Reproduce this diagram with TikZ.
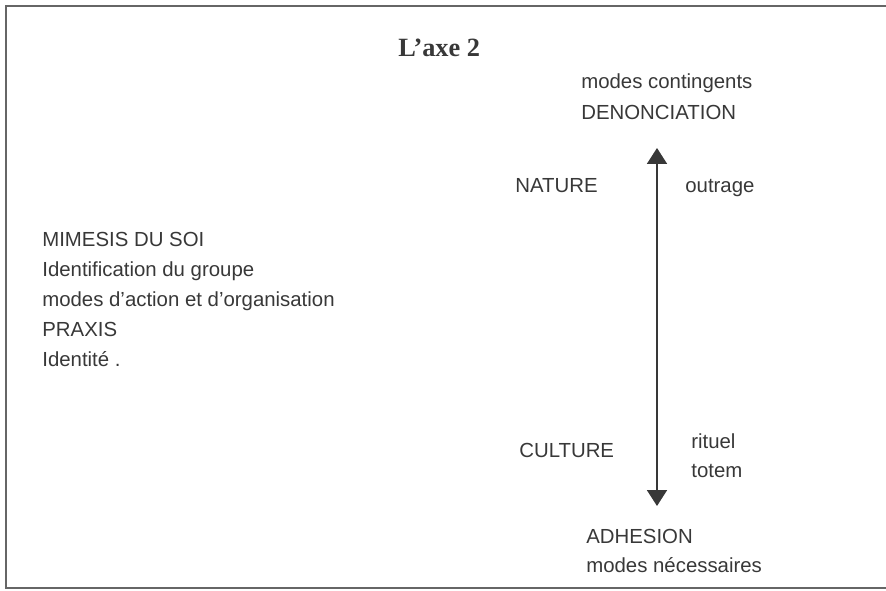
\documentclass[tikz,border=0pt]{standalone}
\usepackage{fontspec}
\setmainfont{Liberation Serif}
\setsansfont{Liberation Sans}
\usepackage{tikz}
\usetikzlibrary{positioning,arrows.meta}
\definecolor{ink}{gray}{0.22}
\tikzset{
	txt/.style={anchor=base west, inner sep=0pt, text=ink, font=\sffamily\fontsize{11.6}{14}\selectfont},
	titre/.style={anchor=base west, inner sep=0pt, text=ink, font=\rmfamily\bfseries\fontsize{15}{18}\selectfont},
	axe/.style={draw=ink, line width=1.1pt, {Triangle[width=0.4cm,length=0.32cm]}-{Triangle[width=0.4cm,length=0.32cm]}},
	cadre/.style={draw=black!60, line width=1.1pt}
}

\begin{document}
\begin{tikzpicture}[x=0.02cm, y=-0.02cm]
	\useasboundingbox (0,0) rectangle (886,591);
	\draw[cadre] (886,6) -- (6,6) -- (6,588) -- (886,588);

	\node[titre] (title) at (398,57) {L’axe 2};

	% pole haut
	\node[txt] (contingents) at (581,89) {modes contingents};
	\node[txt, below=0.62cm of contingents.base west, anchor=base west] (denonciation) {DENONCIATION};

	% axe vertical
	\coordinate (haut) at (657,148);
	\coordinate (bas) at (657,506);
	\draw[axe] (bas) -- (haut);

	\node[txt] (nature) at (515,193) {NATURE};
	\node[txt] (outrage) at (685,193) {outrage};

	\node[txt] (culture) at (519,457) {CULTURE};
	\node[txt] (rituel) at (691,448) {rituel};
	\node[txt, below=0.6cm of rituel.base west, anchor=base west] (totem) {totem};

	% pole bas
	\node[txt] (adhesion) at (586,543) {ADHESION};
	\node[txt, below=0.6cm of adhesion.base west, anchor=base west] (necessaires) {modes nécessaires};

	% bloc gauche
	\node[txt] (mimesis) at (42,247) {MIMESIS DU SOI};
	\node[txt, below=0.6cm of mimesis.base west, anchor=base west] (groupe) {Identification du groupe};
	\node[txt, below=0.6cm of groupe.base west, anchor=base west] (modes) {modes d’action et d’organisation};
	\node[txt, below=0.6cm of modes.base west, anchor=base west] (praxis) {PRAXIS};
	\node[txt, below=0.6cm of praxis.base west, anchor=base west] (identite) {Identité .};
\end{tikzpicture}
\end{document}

==

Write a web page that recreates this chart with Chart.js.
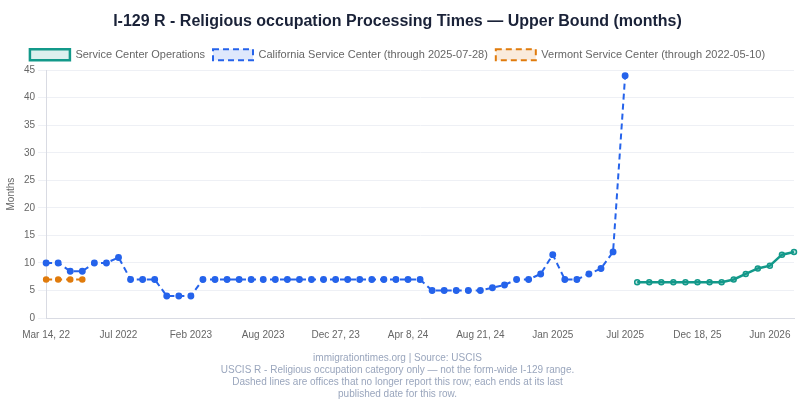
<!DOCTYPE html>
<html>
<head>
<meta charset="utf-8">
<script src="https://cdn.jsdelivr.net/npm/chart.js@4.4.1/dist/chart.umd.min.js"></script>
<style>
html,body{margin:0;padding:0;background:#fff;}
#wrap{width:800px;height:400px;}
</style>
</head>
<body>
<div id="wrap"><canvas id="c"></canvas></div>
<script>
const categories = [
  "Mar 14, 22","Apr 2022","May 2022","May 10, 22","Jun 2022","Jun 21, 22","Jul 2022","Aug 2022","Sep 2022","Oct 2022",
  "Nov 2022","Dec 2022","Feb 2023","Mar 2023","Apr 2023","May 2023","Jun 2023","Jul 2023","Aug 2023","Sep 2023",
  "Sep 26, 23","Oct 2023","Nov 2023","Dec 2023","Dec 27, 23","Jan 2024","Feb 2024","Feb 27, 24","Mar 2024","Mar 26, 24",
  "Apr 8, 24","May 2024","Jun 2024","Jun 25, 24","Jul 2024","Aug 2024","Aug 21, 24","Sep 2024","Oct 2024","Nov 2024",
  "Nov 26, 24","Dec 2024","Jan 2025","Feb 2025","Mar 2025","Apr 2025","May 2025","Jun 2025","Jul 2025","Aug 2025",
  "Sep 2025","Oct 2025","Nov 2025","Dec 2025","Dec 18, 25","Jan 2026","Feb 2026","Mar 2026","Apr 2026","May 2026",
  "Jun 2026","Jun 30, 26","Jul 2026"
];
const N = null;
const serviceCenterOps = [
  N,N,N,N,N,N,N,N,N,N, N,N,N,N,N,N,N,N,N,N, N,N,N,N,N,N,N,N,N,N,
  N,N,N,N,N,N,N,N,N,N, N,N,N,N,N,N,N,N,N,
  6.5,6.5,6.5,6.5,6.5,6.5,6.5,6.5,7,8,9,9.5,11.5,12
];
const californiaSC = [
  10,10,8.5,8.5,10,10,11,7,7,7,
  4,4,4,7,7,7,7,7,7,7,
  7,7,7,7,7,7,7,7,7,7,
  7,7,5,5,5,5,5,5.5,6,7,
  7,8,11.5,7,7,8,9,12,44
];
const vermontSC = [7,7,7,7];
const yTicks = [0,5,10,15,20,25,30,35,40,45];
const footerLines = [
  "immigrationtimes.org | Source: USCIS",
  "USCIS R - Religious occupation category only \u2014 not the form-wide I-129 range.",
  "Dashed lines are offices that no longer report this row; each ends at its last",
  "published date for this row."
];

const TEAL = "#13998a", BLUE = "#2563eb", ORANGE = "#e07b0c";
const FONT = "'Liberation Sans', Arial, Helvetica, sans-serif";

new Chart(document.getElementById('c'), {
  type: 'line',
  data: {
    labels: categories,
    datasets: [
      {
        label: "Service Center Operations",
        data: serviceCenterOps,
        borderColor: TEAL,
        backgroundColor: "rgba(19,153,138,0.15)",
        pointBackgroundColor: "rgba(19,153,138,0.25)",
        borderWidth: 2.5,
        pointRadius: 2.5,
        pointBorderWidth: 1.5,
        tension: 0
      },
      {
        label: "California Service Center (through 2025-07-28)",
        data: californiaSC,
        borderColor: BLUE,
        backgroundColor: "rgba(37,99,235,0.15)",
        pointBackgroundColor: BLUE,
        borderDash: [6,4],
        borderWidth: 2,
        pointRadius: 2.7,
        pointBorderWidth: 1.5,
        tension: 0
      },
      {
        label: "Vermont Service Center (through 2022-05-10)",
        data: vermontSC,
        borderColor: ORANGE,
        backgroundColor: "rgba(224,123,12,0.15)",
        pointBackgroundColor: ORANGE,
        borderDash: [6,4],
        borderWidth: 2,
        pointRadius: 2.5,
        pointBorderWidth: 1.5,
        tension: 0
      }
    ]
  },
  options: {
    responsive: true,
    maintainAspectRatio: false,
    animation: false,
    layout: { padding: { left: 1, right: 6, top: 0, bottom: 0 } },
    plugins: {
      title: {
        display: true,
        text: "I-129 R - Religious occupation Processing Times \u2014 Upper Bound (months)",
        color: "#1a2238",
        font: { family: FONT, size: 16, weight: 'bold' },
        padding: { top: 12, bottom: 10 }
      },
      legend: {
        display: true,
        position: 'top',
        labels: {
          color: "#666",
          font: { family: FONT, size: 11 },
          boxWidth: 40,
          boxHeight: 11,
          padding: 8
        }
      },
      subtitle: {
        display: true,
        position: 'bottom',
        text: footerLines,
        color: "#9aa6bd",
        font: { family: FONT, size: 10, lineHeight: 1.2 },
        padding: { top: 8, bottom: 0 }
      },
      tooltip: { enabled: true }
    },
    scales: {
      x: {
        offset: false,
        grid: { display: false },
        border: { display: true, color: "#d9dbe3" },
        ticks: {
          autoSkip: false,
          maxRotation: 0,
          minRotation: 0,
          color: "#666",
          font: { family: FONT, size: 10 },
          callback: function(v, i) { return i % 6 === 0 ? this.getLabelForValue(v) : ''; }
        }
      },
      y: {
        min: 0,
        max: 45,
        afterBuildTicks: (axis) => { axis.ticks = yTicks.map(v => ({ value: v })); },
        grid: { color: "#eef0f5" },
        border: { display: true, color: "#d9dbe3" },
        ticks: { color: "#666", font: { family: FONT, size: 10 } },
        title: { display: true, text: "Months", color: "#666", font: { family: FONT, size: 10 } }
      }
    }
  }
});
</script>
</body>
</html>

==

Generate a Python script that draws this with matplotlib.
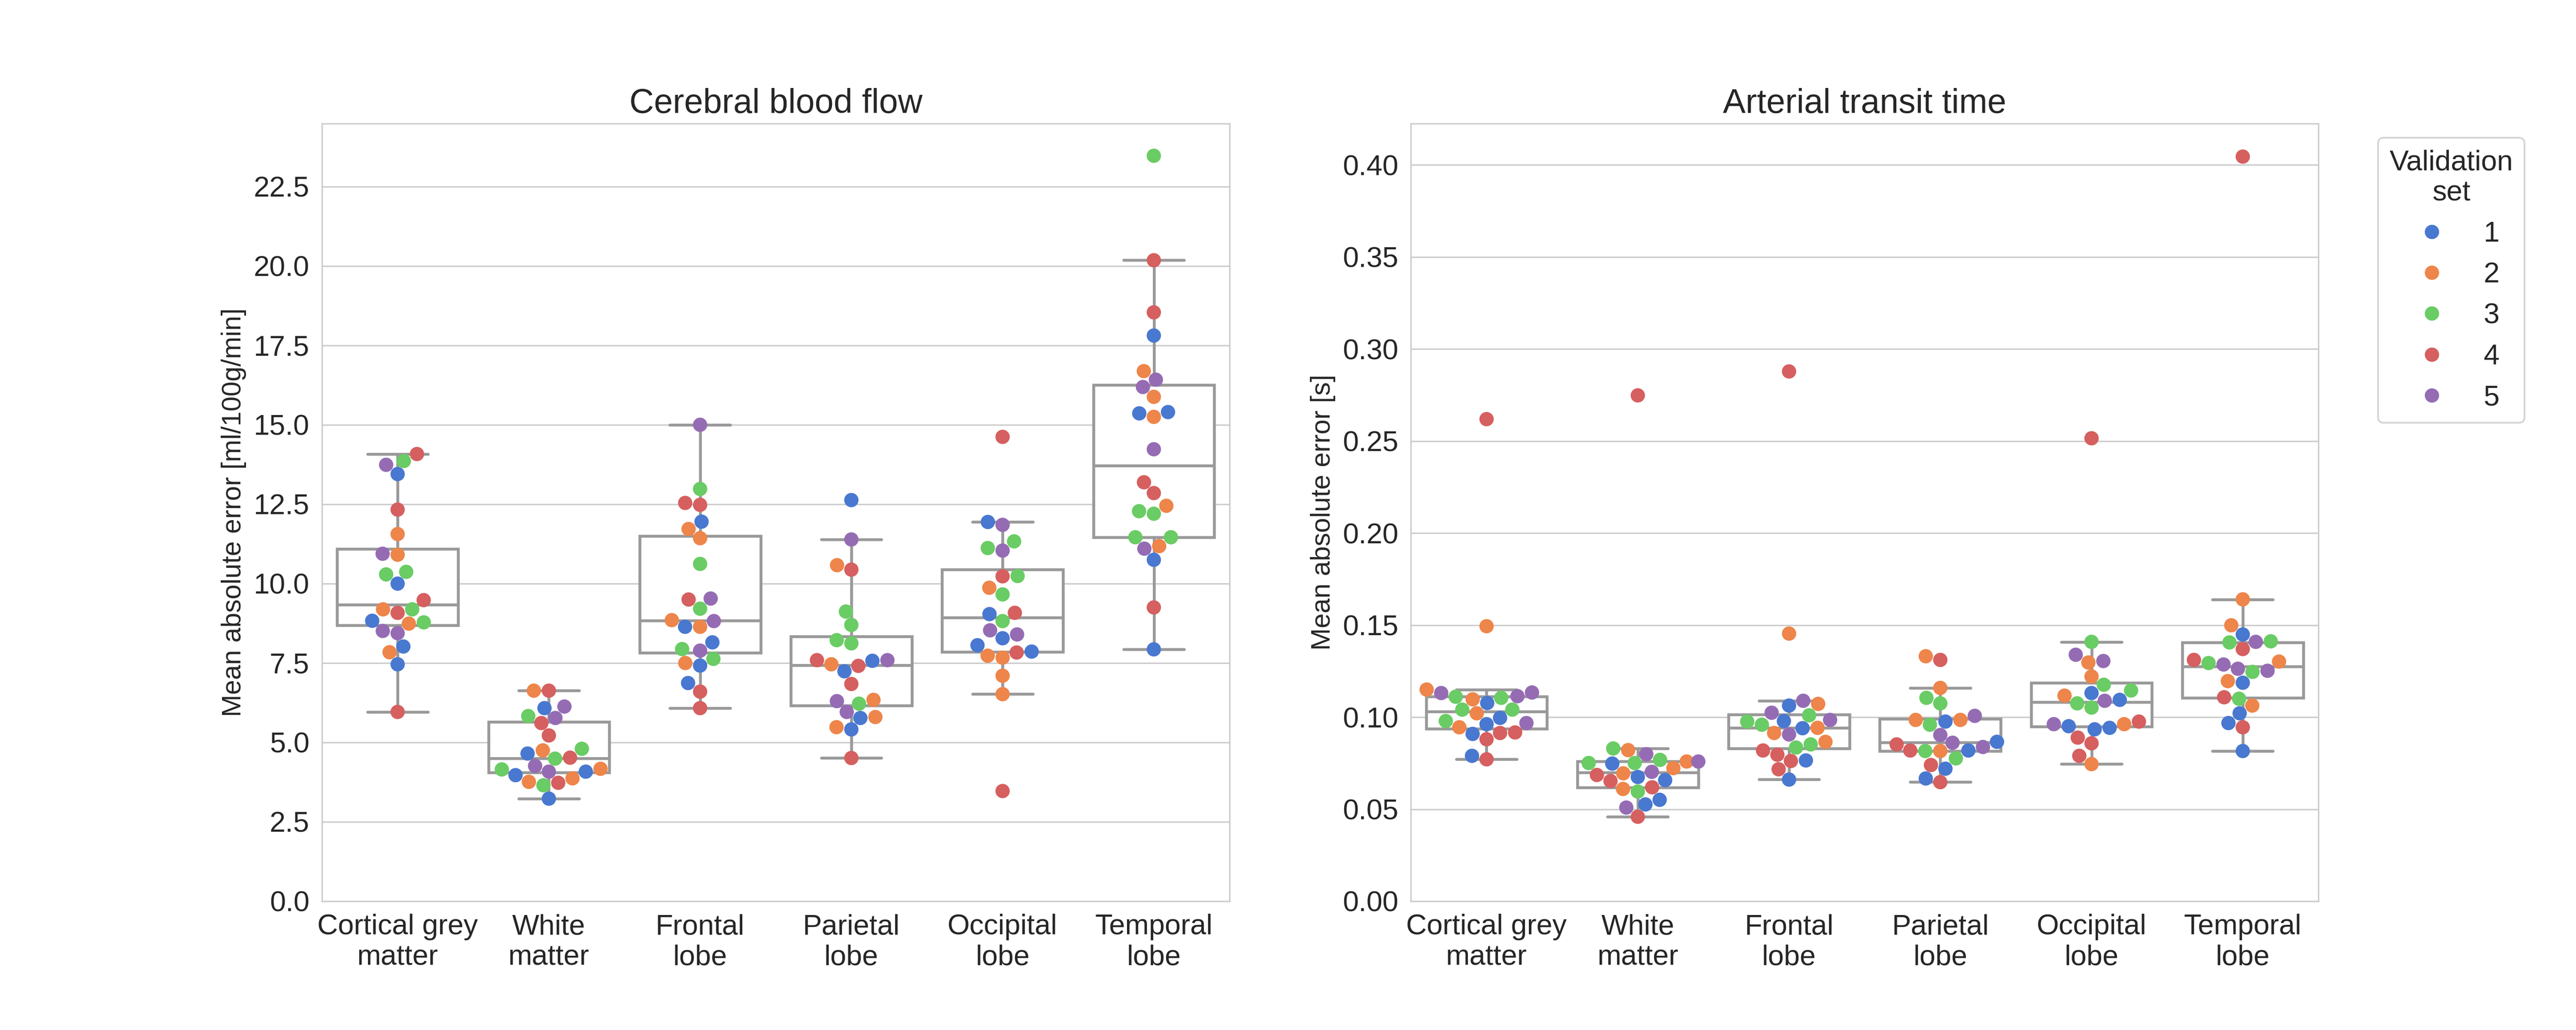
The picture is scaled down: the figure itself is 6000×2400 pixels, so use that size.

● **Directions**:
Search the lines for "script". Copy each line that has it.

● **Task solution**:
<script src="https://cdn.jsdelivr.net/npm/chart.js@4.4.1/dist/chart.umd.min.js"></script>
<script>
</script>
Generate a Python script that draws this with matplotlib.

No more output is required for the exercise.